Mağribli çocuklar şiirini galiba 1996’da yazmıştım.
Bilmeyenler için:
her şey bir rüzgâra bakıyor ağabey
bakma esrar çekip mayıştıklarına
bir gün var ya bu mağribli çocuklar
bir gün yakacaklar paris’i
İlk olarak Yeni Şafak’taki köşemde, sonra -2000’de basılan- Ebuzer adlı kitabımda yayımlanan bu şiir, 2005’te Paris’in kenar mahallelerindeki Mağribli gençler ayaklanınca epey kıymete binmişti.
Televizyonda hakkında program bile yapıldı.
Yerli yerinde bir ilgiydi bu.
İtiraf etmeliyim ki hoşuma gitmişti.
Şimdilerde sosyal medyada Sarı Yelekliler ayaklanması münasebetiyle bu şiirin yeniden gündeme getirilip bol bol paylaşılması ise hoşuma gitmiyor.
Hiç alakası yok çünkü.
Göçmenlerin ancak kıyısından köşesinden bulaştığı, faşist Ulusal Cephe taraftarlarının ise tam göbeğinde yer aldığı bir ayaklanma bu.
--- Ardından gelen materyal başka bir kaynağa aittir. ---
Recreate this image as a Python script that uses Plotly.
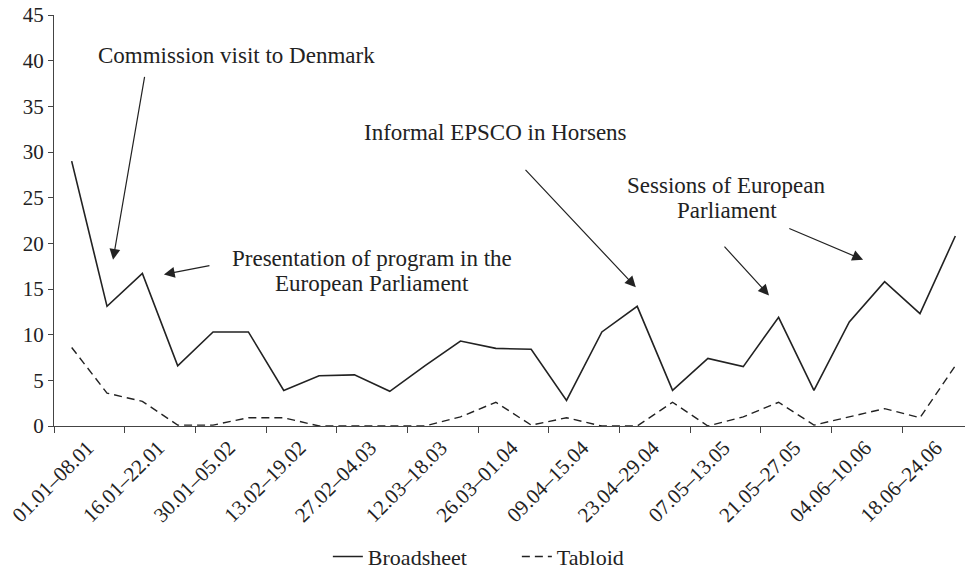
import plotly.graph_objects as go

# weekly periods, Jan-Jun
weeks = [
    "01.01–08.01", "09.01–15.01", "16.01–22.01", "23.01–29.01", "30.01–05.02",
    "06.02–12.02", "13.02–19.02", "20.02–26.02", "27.02–04.03", "05.03–11.03",
    "12.03–18.03", "19.03–25.03", "26.03–01.04", "02.04–08.04", "09.04–15.04",
    "16.04–22.04", "23.04–29.04", "30.04–06.05", "07.05–13.05", "14.05–20.05",
    "21.05–27.05", "28.05–03.06", "04.06–10.06", "11.06–17.06", "18.06–24.06",
    "25.06–01.07",
]

broadsheet = [29.0, 13.1, 16.7, 6.6, 10.3, 10.3, 3.9, 5.5, 5.6, 3.8,
              6.6, 9.3, 8.5, 8.4, 2.8, 10.3, 13.1, 3.9, 7.4, 6.5,
              11.9, 3.9, 11.4, 15.8, 12.3, 20.8]

tabloid = [8.6, 3.6, 2.7, 0.1, 0.1, 0.9, 0.9, 0.0, 0.0, 0.0,
           0.0, 1.0, 2.6, 0.1, 0.9, 0.0, 0.0, 2.6, 0.0, 1.0,
           2.6, 0.1, 1.0, 1.9, 0.9, 6.6]

x = list(range(len(weeks)))
# every other week is labelled; labels sit a little right of the point like in the print
label_pos = [p + 0.45 for p in x[::2]]
label_text = weeks[::2]

INK = "#222222"
FONT = "Liberation Serif"

fig = go.Figure()
fig.add_trace(go.Scatter(x=x, y=broadsheet, mode="lines", name="Broadsheet",
                         line=dict(color=INK, width=1.6)))
fig.add_trace(go.Scatter(x=x, y=tabloid, mode="lines", name="Tabloid",
                         line=dict(color=INK, width=1.4, dash="8px,5px")))

# arrows: (tail x, tail y, head x, head y)
arrows = [
    (2.07, 38.4, 1.17, 18.2),
    (3.94, 17.6, 2.61, 16.6),
    (12.80, 28.2, 15.96, 15.2),
    (18.43, 19.8, 19.73, 14.3),
    (20.26, 21.7, 22.39, 18.2),
]
for tx, ty, hx, hy in arrows:
    fig.add_annotation(x=hx, y=hy, ax=tx, ay=ty, xref="x", yref="y",
                       axref="x", ayref="y", text="", showarrow=True,
                       arrowhead=2, arrowsize=1.8, arrowwidth=1.2,
                       arrowcolor=INK, standoff=0)

# text labels (one per line to keep the tight line spacing)
notes = [
    ("Commission visit to Denmark", 4.66, 40.6),
    ("Presentation of program in the", 8.50, 18.3),
    ("European Parliament", 8.50, 15.55),
    ("Informal EPSCO in Horsens", 11.98, 32.1),
    ("Sessions of European", 18.54, 26.3),
    ("Parliament", 18.54, 23.55),
]
for txt, nx, ny in notes:
    fig.add_annotation(x=nx, y=ny, xref="x", yref="y", text=txt,
                       showarrow=False, font=dict(size=23, color=INK, family=FONT))

fig.update_layout(
    width=965, height=563,
    margin=dict(l=46, r=0, t=7, b=145, autoexpand=False),
    plot_bgcolor="white", paper_bgcolor="white",
    font=dict(family=FONT, color=INK, size=22),
    showlegend=True,
    legend=dict(orientation="h", x=0.298, xanchor="left", y=-0.318, yanchor="middle",
                font=dict(size=22, family=FONT), bgcolor="rgba(0,0,0,0)",
                entrywidth=144),
)
fig.update_xaxes(
    range=[-0.5, 25.5], tickvals=label_pos, ticktext=label_text, tickangle=-45,
    showgrid=False, zeroline=False, showline=True, linecolor="#444", linewidth=1.2,
    ticks="", tickfont=dict(size=21, family=FONT), automargin=False,
    ticklabeloverflow="allow",
    minor=dict(tick0=-0.5, dtick=2, ticks="outside", ticklen=6, tickcolor="#444", showgrid=False),
)
fig.update_yaxes(
    range=[0, 45], dtick=5, showgrid=False, zeroline=False, showline=True,
    linecolor="#444", linewidth=1.2, ticks="outside", ticklen=5, tickcolor="#444",
    tickfont=dict(size=21, family=FONT), automargin=False, ticklabeloverflow="allow",
)

fig.write_html("out.html")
Üstelik ben, Sarı Yelekliler’in hedefindeki Emanuel Macron’un cumhurbaşkanlığını -Almanya’da Angela Merkel’in başbakanlığı gibi- göçmenler konusunda, Türkiye konusunda, İslam konusunda nisbeten makul bir Avrupa’nın son kalelerinden biri olarak görüyorum. (Dikkat buyurun; “makul” demiyorum, “nisbeten makul” diyorum.)
Ayrıca, Macron -ve Merkel- bence Avrupa’nın ABD ve Rusya tarafından paylaşılması ve zaten bozuk olan uluslararası düzenin iyice bozulması sonucunu doğurabilecek maceralara karşı da bir emniyet supabı. Uzun hikâye…
***
Mevcut vergilere yenilerini ekleme -bilhassa akaryakıt fiyatlarını ek vergi ile yükseltme- planına itiraz ile başlayan Sarı Yelekliler ayaklanması, hükümetin bu plandan vazgeçtiğini açıklamasına rağmen sona ermedi.
Hedef büyüten Sarı Yelekliler, iktisadi şartlarda genel bir iyileştirme talep ediyorlar artık; mevcut vergi yükünün hafifletilmesi, asgari ücret ve emekli maaşlarının artırılması vs, vs, vs…
Macron buna da tamam dedi; 40 yılın yanlışlarından mütevellit geçim sıkıntılarını gidermek için “ekonomik ve sosyal bir olağanüstü hal” ilan edeceğini söyledi ve bu çerçevede 2019’da atılacak adımları sıraladı: Asgari ücrete -işverenin vergi yükünü artırmadan- 100 avro zam yapılacak, fazla mesai ücretleri vergiden muaf tutulacak, 2000 avronun altındaki emeklilik maaşlarından yapılan kesintiler sona erecek vs, vs, vs…
Ayaklanma yine de devam ediyor.
‘Bunlar yetmez Mösyö Macron! 2019 başı itibarı ile sizden şunu şunu da isteriz’ denmiyor; zaten hükümetle pazarlık kategorik olarak reddediliyor (Aslında bunu reddetmeyen Sarı Yelekliler’in de olduğu, fakat Sarı Yelekliler koalisyonunda ağır basan aşırı sağcıların ölüm tehditleri yüzünden bunların hükümetle görüşmekten korktuğu söyleniyor); Macron’un istifası isteniyor.
Peki Macron’un yapmadığını veya yapamayacağını yapabileceği ve yapacağı –hem de pat diye yapacağı- varsayılan potansiyel cumhurbaşkanı kim?
2017’deki cumhurbaşkanlığı seçimlerinde Macron’un en yakın rakibi olan Le Pen mi?
***
Neyse…
Ben Sarı Yelekliler’in işine karışmayayım.
Ama benim şiirim de onların işine karıştırılmasın.